Given problem ::
From the first line of the data below through the line bearing "550, 600, 650];", reproduce each line exactly; do not include pictures.
------ Supplied material
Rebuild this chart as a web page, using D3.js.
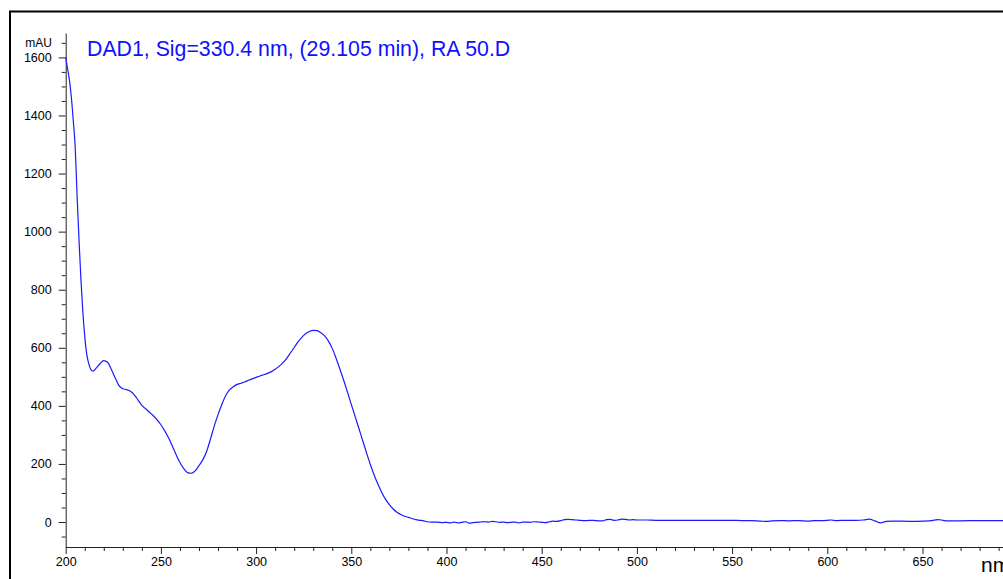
<!DOCTYPE html>
<html>
<head>
<meta charset="utf-8">
<script src="https://cdn.jsdelivr.net/npm/d3@7"></script>
<style>
  html, body { margin: 0; padding: 0; background: #fff; }
  svg { display: block; font-family: "Liberation Sans", Arial, sans-serif; }
</style>
</head>
<body>
<svg id="chart" width="1003" height="579"></svg>
<script>
// ---- data ----
const titleText = "DAD1, Sig=330.4 nm, (29.105 min), RA 50.D";
const yUnit = "mAU";
const xUnit = "nm";
const yMajorTicks = [0, 200, 400, 600, 800, 1000, 1200, 1400, 1600];
const xMajorTicks = [200, 250, 300, 350, 400, 450, 500, 550, 600, 650];

const wavelength = [
  200,201,202,203,204,205,206,207,208,209,210,211,212,213,214,215,216,218,220,222,
  224,226,228,230,232,234,236,238,240,242,244,246,248,250,252,254,256,258,260,262,
  264,266,268,270,272,274,276,278,280,282,284,286,288,290,292,294,296,298,300,302,
  304,306,308,310,312,314,316,318,320,322,324,326,328,330,332,334,336,338,340,342,
  344,346,348,350,352,354,356,358,360,362,364,366,368,370,372,374,376,378,380,382,
  384,386,388,390,392,395,398,400,402,404,406,408,410,412,414,416,418,420,422,424,
  426,428,430,432,434,436,438,440,442,444,446,448,450,452,454,456,458,460,462,464,
  466,468,470,472,474,476,478,480,482,484,486,488,490,492,494,496,498,500,505,510,
  520,530,540,550,555,560,565,568,571,575,580,585,590,593,596,600,602,605,610,615,
  619,622,625,628,631,635,640,645,650,655,658,660,662,665,670,680,690,700
];
const absorbance = [
  1600,1560,1520,1460,1380,1290,1120,970,835,725,640,580,548,528,520,522,530,545,556,550,
  525,496,470,459,456,450,438,420,402,390,378,366,352,335,314,290,262,232,205,184,
  170,168,176,194,214,243,285,330,370,405,435,455,466,474,478,482,488,493,498,503,
  507,512,518,526,536,548,563,582,601,620,636,648,656,660,659,652,641,623,598,564,
  527,488,447,405,364,322,280,238,198,162,130,102,78,60,45,34,26,20,16,12,
  8,6,4,1,0,0,-2,-1,-3,0,-3,-1,1,-4,-2,-1,0,1,0,2,
  1,-1,0,-2,-1,0,-3,0,0,-1,1,0,-1,-2,1,3,2,5,8,9,
  8,7,6,5,5,6,5,4,4,8,9,6,7,10,9,7,8,7,7,6,
  6,6,6,6,5,5,3,2,4,5,4,5,3,5,5,6,7,5,6,6,
  7,10,4,-3,2,3,3,2,3,5,8,7,4,4,4,5,5,5
];

// ---- layout ----
const svg = d3.select("#chart");
const x = d3.scaleLinear().domain([200, 700]).range([65.7, 1017.7]);
const y = d3.scaleLinear().domain([-86, 1684]).range([547, 33]);

// outer frame
svg.append("rect")
  .attr("x", 10).attr("y", 11.5)
  .attr("width", 1200).attr("height", 800)
  .attr("fill", "none").attr("stroke", "#000").attr("stroke-width", 2);

// y axis minor ticks
const yMinor = d3.range(-50, 1651, 50).filter(v => !yMajorTicks.includes(v));
svg.append("g").attr("transform", "translate(65.7,0)")
  .call(d3.axisLeft(y).tickValues(yMinor).tickSize(4).tickSizeOuter(0).tickFormat(""))
  .call(g => g.select(".domain").remove())
  .call(g => g.selectAll("line").attr("stroke", "#222"));
// y axis major
svg.append("g").attr("transform", "translate(65.7,0)")
  .call(d3.axisLeft(y).tickValues(yMajorTicks).tickSize(7).tickSizeOuter(0).tickPadding(7).tickFormat(d3.format("d")))
  .call(g => g.select(".domain").attr("stroke", "#222"))
  .call(g => g.selectAll("line").attr("stroke", "#222"))
  .call(g => g.selectAll("text").attr("font-size", "12.5px").attr("fill", "#000")
      .attr("font-family", "'Liberation Sans', Arial, sans-serif"));

// x axis minor
const xMinor = d3.range(200, 701, 10).filter(v => !xMajorTicks.includes(v));
svg.append("g").attr("transform", "translate(0,547)")
  .call(d3.axisBottom(x).tickValues(xMinor).tickSize(4).tickSizeOuter(0).tickFormat(""))
  .call(g => g.select(".domain").remove())
  .call(g => g.selectAll("line").attr("stroke", "#222"));
// x axis major
svg.append("g").attr("transform", "translate(0,547)")
  .call(d3.axisBottom(x).tickValues(xMajorTicks).tickSize(7).tickSizeOuter(0).tickPadding(3).tickFormat(d3.format("d")))
  .call(g => g.select(".domain").attr("stroke", "#222"))
  .call(g => g.selectAll("line").attr("stroke", "#222"))
  .call(g => g.selectAll("text").attr("font-size", "12.5px").attr("fill", "#000")
      .attr("font-family", "'Liberation Sans', Arial, sans-serif"));

// unit labels
svg.append("text").attr("x", 52).attr("y", 46.5).attr("text-anchor", "end")
  .attr("font-size", "12px").attr("fill", "#000").text(yUnit);
svg.append("text").attr("x", 981).attr("y", 572)
  .attr("font-size", "21px").attr("fill", "#000").text(xUnit);

// title
svg.append("text").attr("x", 87).attr("y", 56)
  .attr("font-size", "21.3px").attr("fill", "#1010ff").text(titleText);

// spectrum line
const pts = wavelength.map((w, i) => [w, absorbance[i]]);
svg.append("path")
  .datum(pts)
  .attr("fill", "none")
  .attr("stroke", "#1a1aff")
  .attr("stroke-width", 1.2)
  .attr("d", d3.line().x(d => x(d[0])).y(d => y(d[1])).curve(d3.curveMonotoneX));
</script>
</body>
</html>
------------
Output for this exercise ::
Rebuild this chart as a web page, using D3.js.
<!DOCTYPE html>
<html>
<head>
<meta charset="utf-8">
<script src="https://cdn.jsdelivr.net/npm/d3@7"></script>
<style>
  html, body { margin: 0; padding: 0; background: #fff; }
  svg { display: block; font-family: "Liberation Sans", Arial, sans-serif; }
</style>
</head>
<body>
<svg id="chart" width="1003" height="579"></svg>
<script>
// ---- data ----
const titleText = "DAD1, Sig=330.4 nm, (29.105 min), RA 50.D";
const yUnit = "mAU";
const xUnit = "nm";
const yMajorTicks = [0, 200, 400, 600, 800, 1000, 1200, 1400, 1600];
const xMajorTicks = [200, 250, 300, 350, 400, 450, 500, 550, 600, 650];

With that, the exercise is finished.